▸ **Work required**: Could the lines from the start of the data through the line with "(524,363) -- (524,481);" be set down exactly, with no pictures among them?

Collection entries
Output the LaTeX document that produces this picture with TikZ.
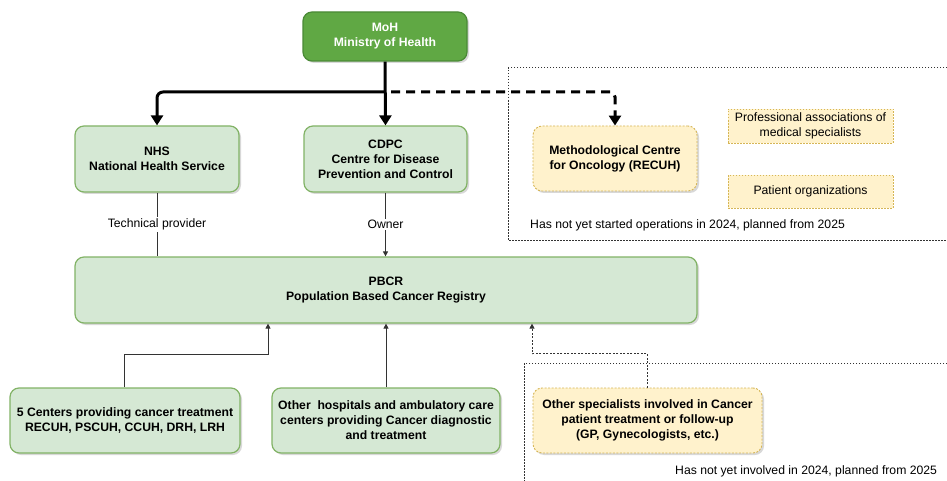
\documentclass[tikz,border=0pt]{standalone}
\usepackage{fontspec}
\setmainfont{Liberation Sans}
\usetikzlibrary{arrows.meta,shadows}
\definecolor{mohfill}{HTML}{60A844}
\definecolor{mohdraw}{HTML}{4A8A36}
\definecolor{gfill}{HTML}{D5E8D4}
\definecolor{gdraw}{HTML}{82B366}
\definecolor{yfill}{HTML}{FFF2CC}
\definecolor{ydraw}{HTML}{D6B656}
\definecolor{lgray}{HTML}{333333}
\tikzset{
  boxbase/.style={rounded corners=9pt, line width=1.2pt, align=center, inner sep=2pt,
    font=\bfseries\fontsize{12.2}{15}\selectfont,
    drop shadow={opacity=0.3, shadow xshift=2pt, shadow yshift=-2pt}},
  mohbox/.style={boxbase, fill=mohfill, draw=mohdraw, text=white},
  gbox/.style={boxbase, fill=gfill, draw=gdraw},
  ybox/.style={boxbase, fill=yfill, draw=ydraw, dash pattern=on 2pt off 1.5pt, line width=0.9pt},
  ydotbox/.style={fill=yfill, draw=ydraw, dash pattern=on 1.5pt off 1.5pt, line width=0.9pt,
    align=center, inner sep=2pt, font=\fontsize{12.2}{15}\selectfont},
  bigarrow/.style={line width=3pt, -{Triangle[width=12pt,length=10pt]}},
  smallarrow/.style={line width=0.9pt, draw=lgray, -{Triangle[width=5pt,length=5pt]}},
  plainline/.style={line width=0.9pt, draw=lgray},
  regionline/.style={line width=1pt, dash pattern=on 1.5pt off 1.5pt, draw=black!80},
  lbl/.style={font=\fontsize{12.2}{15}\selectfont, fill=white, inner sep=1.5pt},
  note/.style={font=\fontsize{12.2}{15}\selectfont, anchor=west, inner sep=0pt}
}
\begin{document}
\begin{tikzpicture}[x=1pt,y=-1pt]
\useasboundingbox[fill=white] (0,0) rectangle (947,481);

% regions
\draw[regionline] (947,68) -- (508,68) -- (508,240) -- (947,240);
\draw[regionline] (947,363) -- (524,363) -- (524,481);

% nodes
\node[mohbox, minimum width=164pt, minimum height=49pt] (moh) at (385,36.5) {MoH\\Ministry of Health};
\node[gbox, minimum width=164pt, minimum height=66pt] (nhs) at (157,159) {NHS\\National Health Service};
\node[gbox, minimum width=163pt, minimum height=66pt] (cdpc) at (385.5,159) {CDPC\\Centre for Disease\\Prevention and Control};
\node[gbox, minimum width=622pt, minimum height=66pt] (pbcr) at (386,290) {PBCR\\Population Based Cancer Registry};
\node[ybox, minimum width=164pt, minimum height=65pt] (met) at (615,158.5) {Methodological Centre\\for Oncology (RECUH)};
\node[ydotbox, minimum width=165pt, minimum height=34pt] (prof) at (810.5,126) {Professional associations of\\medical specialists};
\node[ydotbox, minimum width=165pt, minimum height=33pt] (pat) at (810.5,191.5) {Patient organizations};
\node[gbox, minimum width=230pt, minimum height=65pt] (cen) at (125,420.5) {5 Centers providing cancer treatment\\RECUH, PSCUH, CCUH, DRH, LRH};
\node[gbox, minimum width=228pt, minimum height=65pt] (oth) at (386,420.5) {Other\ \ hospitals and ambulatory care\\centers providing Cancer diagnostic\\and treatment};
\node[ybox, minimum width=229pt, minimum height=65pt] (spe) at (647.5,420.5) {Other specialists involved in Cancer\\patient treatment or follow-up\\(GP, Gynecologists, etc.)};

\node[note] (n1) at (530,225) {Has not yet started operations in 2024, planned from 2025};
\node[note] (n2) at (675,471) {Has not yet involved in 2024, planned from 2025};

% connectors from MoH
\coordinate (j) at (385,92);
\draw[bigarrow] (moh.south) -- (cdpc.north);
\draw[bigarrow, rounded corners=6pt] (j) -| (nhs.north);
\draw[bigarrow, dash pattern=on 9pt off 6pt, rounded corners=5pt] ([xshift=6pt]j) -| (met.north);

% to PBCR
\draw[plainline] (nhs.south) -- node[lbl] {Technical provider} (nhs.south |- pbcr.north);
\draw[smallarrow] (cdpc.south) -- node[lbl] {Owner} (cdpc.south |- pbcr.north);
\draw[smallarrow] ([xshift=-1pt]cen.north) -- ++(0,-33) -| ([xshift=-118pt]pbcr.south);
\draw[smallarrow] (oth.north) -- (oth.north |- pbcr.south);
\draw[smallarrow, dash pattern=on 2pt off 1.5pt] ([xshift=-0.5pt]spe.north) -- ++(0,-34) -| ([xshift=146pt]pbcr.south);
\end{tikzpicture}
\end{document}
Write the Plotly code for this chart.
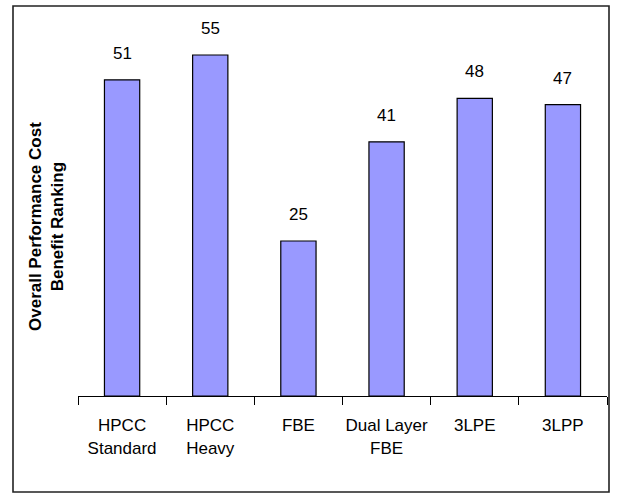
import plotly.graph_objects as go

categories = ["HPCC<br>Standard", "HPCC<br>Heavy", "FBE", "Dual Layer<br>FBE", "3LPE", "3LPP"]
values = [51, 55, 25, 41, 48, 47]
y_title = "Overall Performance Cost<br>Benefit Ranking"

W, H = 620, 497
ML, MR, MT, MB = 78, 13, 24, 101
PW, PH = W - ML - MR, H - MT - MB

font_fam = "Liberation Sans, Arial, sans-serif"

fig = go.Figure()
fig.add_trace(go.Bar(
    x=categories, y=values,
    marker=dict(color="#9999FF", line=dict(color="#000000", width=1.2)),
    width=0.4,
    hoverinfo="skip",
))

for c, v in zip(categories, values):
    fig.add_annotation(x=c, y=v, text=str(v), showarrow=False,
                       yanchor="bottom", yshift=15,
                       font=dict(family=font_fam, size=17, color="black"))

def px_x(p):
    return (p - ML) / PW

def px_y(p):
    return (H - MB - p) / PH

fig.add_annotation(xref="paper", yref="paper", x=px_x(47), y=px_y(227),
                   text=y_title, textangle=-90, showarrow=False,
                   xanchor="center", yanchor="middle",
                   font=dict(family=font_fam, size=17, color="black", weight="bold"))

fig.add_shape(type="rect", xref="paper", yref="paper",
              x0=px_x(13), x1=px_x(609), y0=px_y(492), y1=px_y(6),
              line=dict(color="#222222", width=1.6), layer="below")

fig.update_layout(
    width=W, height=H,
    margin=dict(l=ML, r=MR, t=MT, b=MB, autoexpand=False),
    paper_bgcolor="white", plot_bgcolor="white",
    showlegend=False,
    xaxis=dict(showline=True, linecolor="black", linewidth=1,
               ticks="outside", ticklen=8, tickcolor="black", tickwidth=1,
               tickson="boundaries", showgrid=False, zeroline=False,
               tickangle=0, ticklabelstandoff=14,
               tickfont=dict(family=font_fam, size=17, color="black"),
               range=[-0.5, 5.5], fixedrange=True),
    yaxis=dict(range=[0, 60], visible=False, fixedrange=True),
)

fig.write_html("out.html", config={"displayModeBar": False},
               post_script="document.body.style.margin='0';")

▸ **Correct answer**:
Output the LaTeX document that produces this picture with TikZ.
\documentclass[tikz,border=0pt]{standalone}
\usepackage{fontspec}
\setmainfont{Liberation Sans}
\usetikzlibrary{arrows.meta,shadows}
\definecolor{mohfill}{HTML}{60A844}
\definecolor{mohdraw}{HTML}{4A8A36}
\definecolor{gfill}{HTML}{D5E8D4}
\definecolor{gdraw}{HTML}{82B366}
\definecolor{yfill}{HTML}{FFF2CC}
\definecolor{ydraw}{HTML}{D6B656}
\definecolor{lgray}{HTML}{333333}
\tikzset{
  boxbase/.style={rounded corners=9pt, line width=1.2pt, align=center, inner sep=2pt,
    font=\bfseries\fontsize{12.2}{15}\selectfont,
    drop shadow={opacity=0.3, shadow xshift=2pt, shadow yshift=-2pt}},
  mohbox/.style={boxbase, fill=mohfill, draw=mohdraw, text=white},
  gbox/.style={boxbase, fill=gfill, draw=gdraw},
  ybox/.style={boxbase, fill=yfill, draw=ydraw, dash pattern=on 2pt off 1.5pt, line width=0.9pt},
  ydotbox/.style={fill=yfill, draw=ydraw, dash pattern=on 1.5pt off 1.5pt, line width=0.9pt,
    align=center, inner sep=2pt, font=\fontsize{12.2}{15}\selectfont},
  bigarrow/.style={line width=3pt, -{Triangle[width=12pt,length=10pt]}},
  smallarrow/.style={line width=0.9pt, draw=lgray, -{Triangle[width=5pt,length=5pt]}},
  plainline/.style={line width=0.9pt, draw=lgray},
  regionline/.style={line width=1pt, dash pattern=on 1.5pt off 1.5pt, draw=black!80},
  lbl/.style={font=\fontsize{12.2}{15}\selectfont, fill=white, inner sep=1.5pt},
  note/.style={font=\fontsize{12.2}{15}\selectfont, anchor=west, inner sep=0pt}
}
\begin{document}
\begin{tikzpicture}[x=1pt,y=-1pt]
\useasboundingbox[fill=white] (0,0) rectangle (947,481);

% regions
\draw[regionline] (947,68) -- (508,68) -- (508,240) -- (947,240);
\draw[regionline] (947,363) -- (524,363) -- (524,481);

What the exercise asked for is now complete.